Central High School National Historic Site
On the morning of September 23, 1957, nine African-American high school students faced an angry mob of over 1,000 whites protesting integration in front of Central High School in Little Rock, Arkansas. As the students were escorted inside by the Little Rock police, violence escalated and they were removed from the school. The next day, President Dwight D. Eisenhower ordered 1,200 members of the U.S. Army's 101st Airborne Division from Fort Campbell to escort the nine students into the school. As one of the nine students remembered, "After three full days inside Central [High School], I know that integration is a much bigger word than I thought." This event, watched by the nation and world, was the site of the first important test for the implementation of the U.S. Supreme Court's historic Brown v. Board of Education of Topeka decision of 1954. The crisis at Little Rock's Central High School was the first fundamental test of the national resolve to enforce African-American civil rights in the face of massive southern defiance during the years following the Brown decision.

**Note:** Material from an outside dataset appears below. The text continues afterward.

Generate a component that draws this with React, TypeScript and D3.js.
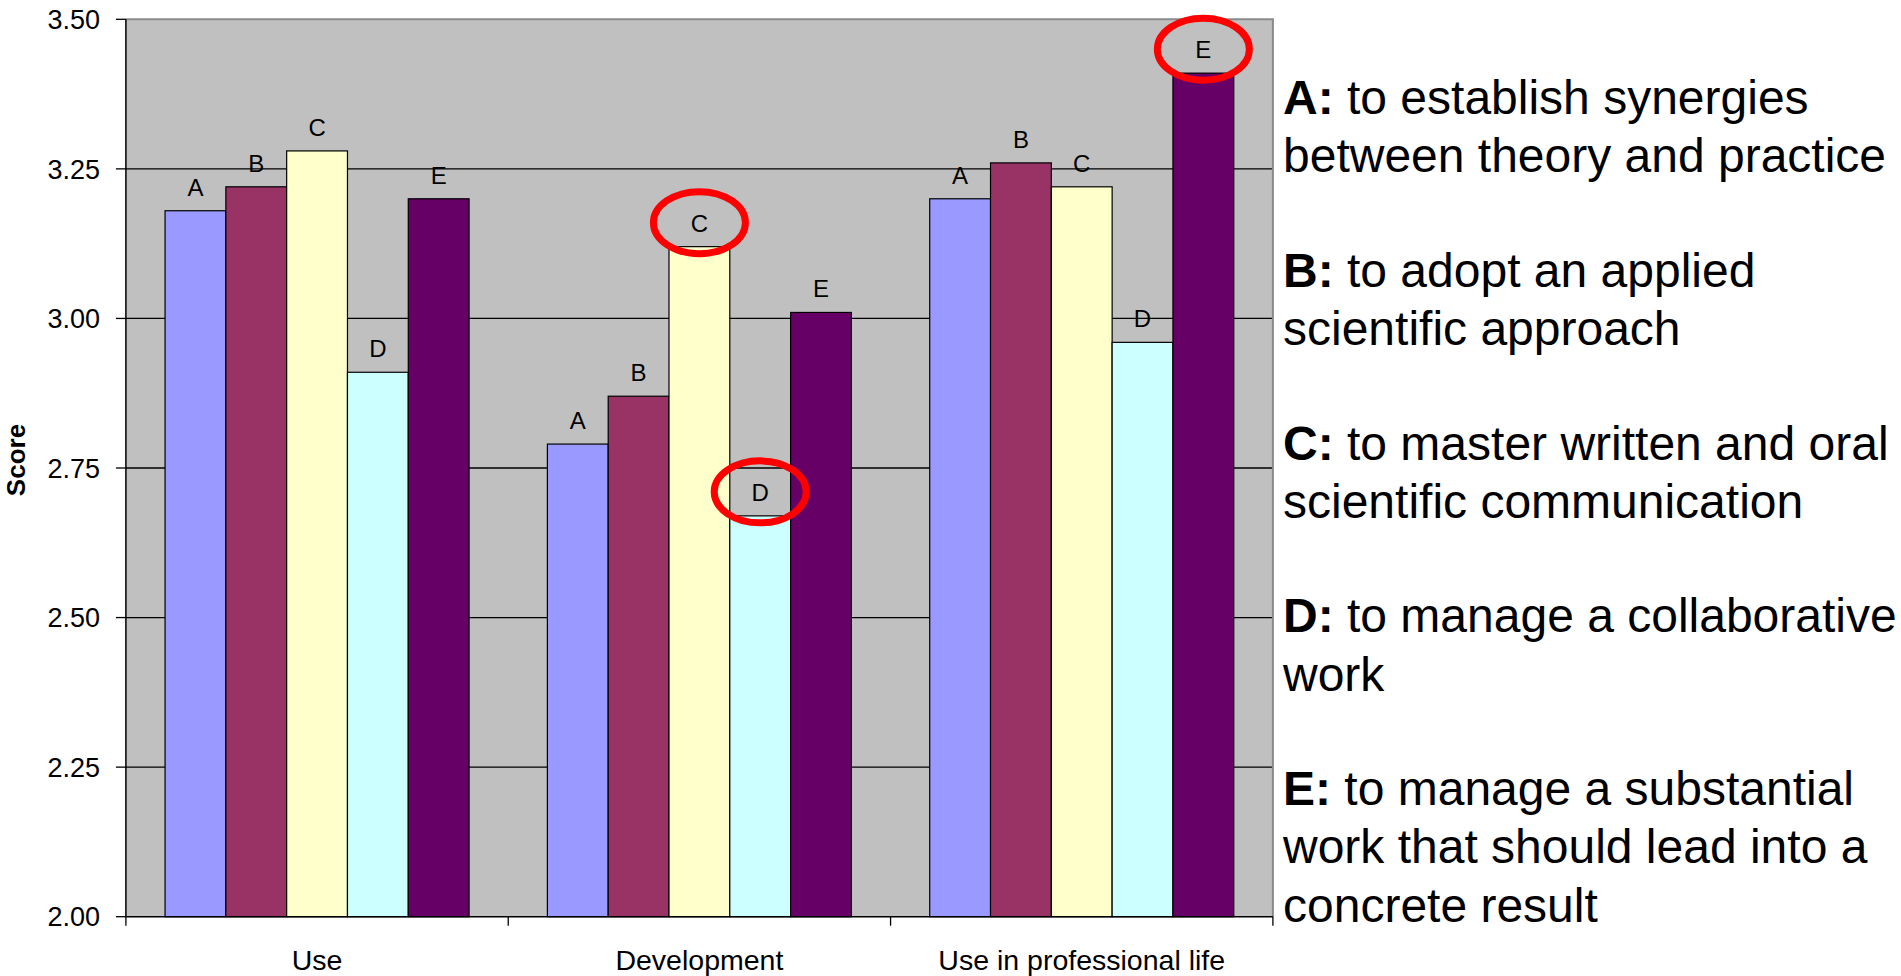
import * as d3 from "d3";
import { useEffect, useRef } from "react";

const categories = ["Use", "Development", "Use in professional life"];
const seriesKeys = ["A", "B", "C", "D", "E"];
const seriesColors = ["#9999FF", "#993366", "#FFFFCC", "#CCFFFF", "#660066"];

const valuesA = [3.18, 2.79, 3.2];
const valuesB = [3.22, 2.87, 3.26];
const valuesC = [3.28, 3.12, 3.22];
const valuesD = [2.91, 2.67, 2.96];
const valuesE = [3.2, 3.01, 3.41];

const yTicks = [2.0, 2.25, 2.5, 2.75, 3.0, 3.25, 3.5];

// circled labels: [category, series]
const highlights: [string, string][] = [
  ["Development", "C"],
  ["Development", "D"],
  ["Use in professional life", "E"],
];

const legendItems: [string, string[]][] = [
  ["A:", ["to establish synergies", "between theory and practice"]],
  ["B:", ["to adopt an applied", "scientific approach"]],
  ["C:", ["to master written and oral", "scientific communication"]],
  ["D:", ["to manage a collaborative", "work"]],
  ["E:", ["to manage a substantial", "work that should lead into a", "concrete result"]],
];

const FONT = "'Liberation Sans', Arial, sans-serif";

export default function App() {
  const svgRef = useRef<SVGSVGElement>(null);
  const width = 1901;
  const height = 976;

  useEffect(() => {
    const svg = d3.select(svgRef.current);
    svg.selectAll("*").remove();

    const plot = { left: 125.9, right: 1272.9, top: 19.3, bottom: 916.7 };
    const seriesValues = [valuesA, valuesB, valuesC, valuesD, valuesE];

    const x0 = d3.scaleBand().domain(categories).range([plot.left, plot.right]).padding(0);
    const x1 = d3.scaleBand().domain(seriesKeys).range([0, x0.bandwidth()])
      .paddingInner(0).paddingOuter(0.644);
    const y = d3.scaleLinear().domain([2, 3.5]).range([plot.bottom, plot.top]);

    // plot background
    svg.append("rect")
      .attr("x", plot.left).attr("y", plot.top)
      .attr("width", plot.right - plot.left).attr("height", plot.bottom - plot.top)
      .attr("fill", "#C0C0C0");

    // gridlines
    svg.append("g").selectAll("line")
      .data(yTicks.filter(t => t > 2 && t < 3.5))
      .join("line")
      .attr("x1", plot.left).attr("x2", plot.right)
      .attr("y1", d => y(d)).attr("y2", d => y(d))
      .attr("stroke", "#000").attr("stroke-width", 1.3);

    // top / right border
    svg.append("path")
      .attr("d", `M${plot.left},${plot.top}H${plot.right}V${plot.bottom}`)
      .attr("fill", "none").attr("stroke", "#8a8a8a").attr("stroke-width", 2);

    // bars
    const rows = categories.flatMap((c, ci) =>
      seriesKeys.map((k, si) => ({ cat: c, key: k, color: seriesColors[si], value: seriesValues[si][ci] })));

    svg.append("g").selectAll("rect")
      .data(rows)
      .join("rect")
      .attr("x", d => (x0(d.cat) ?? 0) + (x1(d.key) ?? 0))
      .attr("y", d => y(d.value))
      .attr("width", x1.bandwidth())
      .attr("height", d => y(2) - y(d.value))
      .attr("fill", d => d.color)
      .attr("stroke", "#000").attr("stroke-width", 1.2);

    // bar letters
    svg.append("g").selectAll("text")
      .data(rows)
      .join("text")
      .attr("x", d => (x0(d.cat) ?? 0) + (x1(d.key) ?? 0) + x1.bandwidth() / 2)
      .attr("y", d => y(d.value) - 15)
      .attr("text-anchor", "middle")
      .attr("font-family", FONT).attr("font-size", 24)
      .attr("fill", "#000")
      .text(d => d.key);

    // red circles round the highlighted letters
    svg.append("g").selectAll("ellipse")
      .data(rows.filter(r => highlights.some(([c, k]) => c === r.cat && k === r.key)))
      .join("ellipse")
      .attr("cx", d => (x0(d.cat) ?? 0) + (x1(d.key) ?? 0) + x1.bandwidth() / 2)
      .attr("cy", d => y(d.value) - 24)
      .attr("rx", 46).attr("ry", 31)
      .attr("fill", "none").attr("stroke", "#FF0000").attr("stroke-width", 7);

    // y axis
    const yAxis = svg.append("g");
    yAxis.append("line")
      .attr("x1", plot.left).attr("x2", plot.left)
      .attr("y1", plot.top).attr("y2", plot.bottom)
      .attr("stroke", "#000").attr("stroke-width", 1.5);
    yAxis.selectAll("line.tick")
      .data(yTicks)
      .join("line")
      .attr("class", "tick")
      .attr("x1", plot.left - 10).attr("x2", plot.left)
      .attr("y1", d => y(d)).attr("y2", d => y(d))
      .attr("stroke", "#000").attr("stroke-width", 1.3);
    yAxis.selectAll("text")
      .data(yTicks)
      .join("text")
      .attr("x", 100)
      .attr("y", d => y(d))
      .attr("dy", "0.36em")
      .attr("text-anchor", "end")
      .attr("font-family", FONT).attr("font-size", 27)
      .text(d => d3.format(".2f")(d));

    svg.append("text")
      .attr("transform", `translate(25,460) rotate(-90)`)
      .attr("text-anchor", "middle")
      .attr("font-family", FONT).attr("font-size", 26).attr("font-weight", "bold")
      .text("Score");

    // x axis
    const xAxis = svg.append("g");
    xAxis.append("line")
      .attr("x1", plot.left).attr("x2", plot.right)
      .attr("y1", plot.bottom).attr("y2", plot.bottom)
      .attr("stroke", "#000").attr("stroke-width", 1.5);
    const boundaries = [...categories.map(c => x0(c) ?? 0), plot.right];
    xAxis.selectAll("line.tick")
      .data(boundaries)
      .join("line")
      .attr("class", "tick")
      .attr("x1", d => d).attr("x2", d => d)
      .attr("y1", plot.bottom).attr("y2", plot.bottom + 9)
      .attr("stroke", "#000").attr("stroke-width", 1.3);
    xAxis.selectAll("text")
      .data(categories)
      .join("text")
      .attr("x", d => (x0(d) ?? 0) + x0.bandwidth() / 2)
      .attr("y", 970)
      .attr("text-anchor", "middle")
      .attr("font-family", FONT).attr("font-size", 28.5)
      .text(d => d);

    // legend text on the right
    const legend = svg.append("g").attr("font-family", FONT).attr("font-size", 48);
    const lineStep = 58.2;
    const entryStep = 172.8;
    legendItems.forEach(([label, lines], i) => {
      lines.forEach((line, j) => {
        const t = legend.append("text")
          .attr("x", 1283)
          .attr("y", 114 + i * entryStep + j * lineStep);
        if (j === 0) {
          t.append("tspan").attr("font-weight", "bold").text(label);
          t.append("tspan").text(" " + line);
        } else {
          t.text(line);
        }
      });
    });
  }, []);

  return (
    <svg
      ref={svgRef}
      width={width}
      height={height}
      viewBox={`0 0 ${width} ${height}`}
      style={{ position: "absolute", left: 0, top: 0, display: "block", background: "#fff" }}
    />
  );
}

Little Rock Central High School was designated a unit of the National Park Service on November 6, 1998. It is located at the intersection of Daisy L. Gatson Bates Drive and Park Street in Little Rock, Arkansas.
Located across the intersection from the school, the Little Rock Central High School National Historic Site Visitor Center contains interactive exhibits on the 1957 desegregation crisis at Little Rock Central High School with several audio-visual programs (open captioned) that introduce visitors to the multi-layered and complex history of the events at Little Rock Central High School in 1957. In addition, the exhibits contain interactive oral history listening stations where visitors can learn about the events from the participants.